The Gunners boss believed the powerful midfielder ‘panicked’ by leaving for the Blues in the January transfer window and would have been given the run in the first team he craved had he waited for his chance.
But Diarra spoke out against his former manager, claiming Pompey’s FA Cup success had shown his decision to leave the Emirates was the correct one.
Diarra said: ‘Portsmouth winning the FA Cup has more than justified my decision to make the move from Arsenal back in January.
‘I really can’t understand why Mr Wenger is choosing to make such a fuss over me again.
‘Why does he not move on? He speaks about me more than when I was there. It’s a very strange one.’
Diarra also hinted Wenger had gone back on a promise of first-team football after leaving Chelsea in search of regular games.
And despite the Gunners boss believing he jumped ship too soon to preserve his Euro 2008 hopes, Diarra insisted Wenger had not kept his part of the bargain.
He said: ‘Do you really think I would leave a side like Chelsea to join Arsenal if certain promises were not made?
‘I did not panic but wanted to play as promised.’
Hart the man for the job (2009)
Hayden Mullins championed Paul Hart to become Pompey’s managerial future.
The director of youth operations was set to be unveiled as the Blues boss for the 2009-10 season and beyond.
The long-term appointment would be recognition for saving the club from Premier League relegation.
In the end, under Hart’s charge Pompey finished 14th – seven points clear of the drop zone.
A board meeting was set to convene to hand the reins to the former Nottingham Forest boss beyond the initial 14 games at the tail-end of the season.
It was a decision Mullins would comprehensively agree with.
He said: ‘He’s done brilliant, I think he deserves it.
‘Brian (Kidd) doesn’t get many of the mentions but he’s been brilliant, too, and I think both of them work really well together.
‘They have come in and steadied the ship, brought a calmness to it and we’re happy with the way it’s going.
‘He’s brought his own ideas in and it’s been a case of getting on the training pitch and working with him, getting through what he wants.
‘We’ve got a different structure of play and that’s what the boys stick to and it’s paid off. We’ve had some good results under him.
‘He’s definitely the right man for the job and I think he’s shown that.’
Van still the man (2011)
Andrew Andronikou believed Anthony Vanden Borre could be tempted back to Fratton Park.
The Belgium international returned to parent club Genoa following the end of his season-long Pompey loan spell.
Inevitably, the Blues were in no position to offer a permanent deal to the attacking right-back.
But Andronikou had his sights on Vanden Borre returning on another loan agreement to spearhead life in the Championship.
The administrator claimed he has been encouraged by the 22-year-old’s response after putting the idea to him.

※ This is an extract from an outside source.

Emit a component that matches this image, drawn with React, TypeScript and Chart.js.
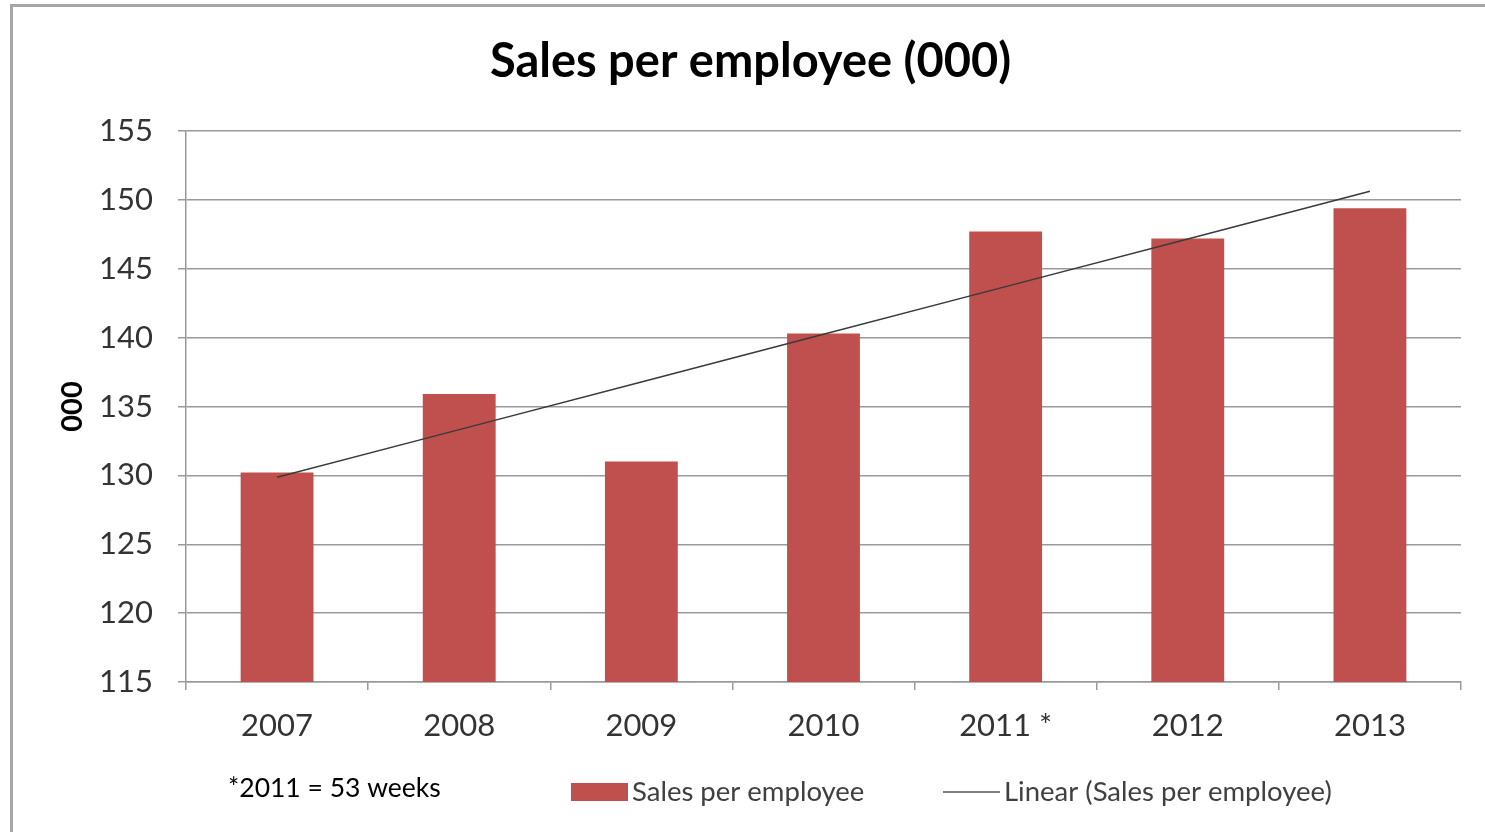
import React, { useEffect, useRef } from "react";
import { Chart, registerables } from "chart.js";

Chart.register(...registerables);

const categories = ["2007", "2008", "2009", "2010", "2011 *", "2012", "2013"];
const salesPerEmployee = [130.2, 135.9, 131.0, 140.3, 147.7, 147.2, 149.4];
const yMin = 115;
const yMax = 155;
const yStep = 5;
const chartTitle = "Sales per employee (000)";
const yAxisTitle = "000";
const footnoteText = "*2011 = 53 weeks";
const barLabel = "Sales per employee";
const trendLabel = "Linear (Sales per employee)";

const BAR_COLOR = "#C0504D";
const TREND_COLOR = "#3a3a3a";
const GRID_COLOR = "#9a9a9a";
const TEXT_COLOR = "#333333";
const FONT = "Lato, 'Open Sans', sans-serif";

// Least-squares linear trendline (what Excel's "Linear" trendline shows)
function linearTrend(values: number[]): number[] {
  const n = values.length;
  const mx = (n - 1) / 2;
  const my = values.reduce((a, b) => a + b, 0) / n;
  let num = 0;
  let den = 0;
  values.forEach((v, i) => {
    num += (i - mx) * (v - my);
    den += (i - mx) * (i - mx);
  });
  const slope = num / den;
  return values.map((_, i) => my + slope * (i - mx));
}

const legendFootnotePlugin = {
  id: "legendFootnote",
  afterDraw(chart: any) {
    const ctx = chart.ctx;
    ctx.save();
    const y = 792;
    // footnote
    ctx.font = `26.5px ${FONT}`;
    ctx.fillStyle = "#000000";
    ctx.textBaseline = "middle";
    ctx.textAlign = "left";
    ctx.fillText(footnoteText, 228, 788);

    const ds = chart.data.datasets;
    // bar legend item
    ctx.fillStyle = ds[0].backgroundColor;
    ctx.fillRect(571, 783, 57, 18);
    ctx.fillStyle = "#404040";
    ctx.font = `27.5px ${FONT}`;
    ctx.fillText(ds[0].label, 632, y);
    // trend legend item
    ctx.strokeStyle = "#555555";
    ctx.lineWidth = 1.5;
    ctx.beginPath();
    ctx.moveTo(943, y);
    ctx.lineTo(1000, y);
    ctx.stroke();
    ctx.fillText(ds[1].label, 1004, y);
    ctx.restore();
  },
};

export default function App() {
  const canvasRef = useRef<HTMLCanvasElement | null>(null);

  useEffect(() => {
    const canvas = canvasRef.current;
    if (!canvas) return;
    const trend = linearTrend(salesPerEmployee);
    const chart = new Chart(canvas, {
      type: "bar",
      data: {
        labels: categories,
        datasets: [
          {
            type: "bar",
            label: barLabel,
            data: salesPerEmployee,
            backgroundColor: BAR_COLOR,
            borderWidth: 0,
            barPercentage: 0.4,
            categoryPercentage: 1.0,
            order: 2,
          },
          {
            type: "line",
            label: trendLabel,
            data: trend,
            borderColor: TREND_COLOR,
            borderWidth: 1.5,
            pointRadius: 0,
            fill: false,
            tension: 0,
            order: 1,
          } as any,
        ],
      },
      options: {
        responsive: false,
        animation: false,
        devicePixelRatio: 1,
        layout: { padding: { left: 40, right: 24, top: 0, bottom: 90 } },
        plugins: {
          legend: { display: false },
          tooltip: { enabled: false },
          title: {
            display: true,
            text: chartTitle,
            color: "#000000",
            font: { family: FONT, size: 47, weight: "bold", lineHeight: 1.2 },
            padding: { top: 34, bottom: 40.6 },
          },
        },
        scales: {
          x: {
            grid: {
              display: true,
              drawOnChartArea: false,
              drawTicks: true,
              tickLength: 8,
              offset: true,
              color: GRID_COLOR,
              lineWidth: 1.5,
            },
            border: { display: true, color: GRID_COLOR, width: 1.5 },
            ticks: {
              color: TEXT_COLOR,
              font: { family: FONT, size: 31 },
              padding: 17,
              maxRotation: 0,
            },
            afterFit(scale: any) {
              scale.height = 60;
            },
          },
          y: {
            min: yMin,
            max: yMax,
            ticks: {
              stepSize: yStep,
              color: TEXT_COLOR,
              font: { family: FONT, size: 31 },
              padding: 25,
            },
            grid: {
              color: GRID_COLOR,
              lineWidth: 1.5,
              tickLength: 8,
              drawTicks: true,
            },
            border: { display: true, color: GRID_COLOR, width: 1.5 },
            title: {
              display: true,
              text: yAxisTitle,
              color: "#000000",
              font: { family: FONT, size: 29, weight: "bold" },
              padding: { top: 15, bottom: 0 },
            },
            afterFit(scale: any) {
              scale.width = 146;
            },
          },
        },
      },
      plugins: [legendFootnotePlugin],
    });
    return () => chart.destroy();
  }, []);

  return (
    <div
      style={{
        position: "fixed",
        left: 0,
        top: 0,
        width: 1485,
        height: 832,
        overflow: "hidden",
        background: "#ffffff",
      }}
    >
      <div
        style={{
          position: "absolute",
          left: 10,
          top: 4,
          width: 1600,
          height: 1000,
          borderLeft: "3px solid #a6a6a6",
          borderTop: "3px solid #a6a6a6",
        }}
      />
      <canvas
        ref={canvasRef}
        width={1485}
        height={832}
        style={{ position: "absolute", left: 0, top: 0, width: 1485, height: 832 }}
      />
    </div>
  );
}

He said: ‘Vanden Borre performed exceptionally well in the last few games he came in.
‘At the end of the season, all our loans had to return to their parent clubs but he’s certainly one we want to keep.
‘I don’t believe he wants to go back to Italy. He enjoyed his time here and wants to stay in England.
‘It has been mentioned to him about c o m i n g back to us andhehas definitely s h o w n an interest.
‘Let’s not forget, he enjoyed his time here and next year will continue to get first-team experience, which is attractive to him.
‘He has gone back to speak to Genoa to see what he can achieve.
‘They will have to decide whether to keep him or not.
‘I suppose a lot will depend on whether another club comes in for him, they may not be keen on him coming back.
‘But we are optimistic he will return.’
Cook’s eyes wide open (2015)
Paul Cook faced up to the task of rejuvenating Pompey and promised: My eyes are wide open.
And the Blues boss admitted he could have had a problem with the club's contracted players, as he aimed to shake up the club's fortunes.
Cook was quick to put into action his plans for taking his new club out of League Two.
That has included removing four staff from the senior set-up and bringing in assistant manager Leam Richardson and first-team coach Ian Foster.
The 48-year-old delivered an emphatic assessment of his options the previous week, as he released nine of the club's 11 out-of-contract players.
But he admitted that may have been harsh on those who were shown the door.
Cook said: ‘Maybe it was unfair on the nine lads.
‘Any of the lads could have been out of contract. It's the way it falls sometimes.
‘If you were one of the nine it could have been seen as an opportunity to use their money to bring others in.
‘But maybe it's some of the ones who are still under contract who could be the problem.
‘My eyes are wide open. It doesn't surprise me what I've seen so far. It's pretty much what I knew.
‘There are things I want to look for right away and want to see.
‘You want to look at how the lads train and how many training days have they missed?
‘You look for things like that because they are key stats in performance.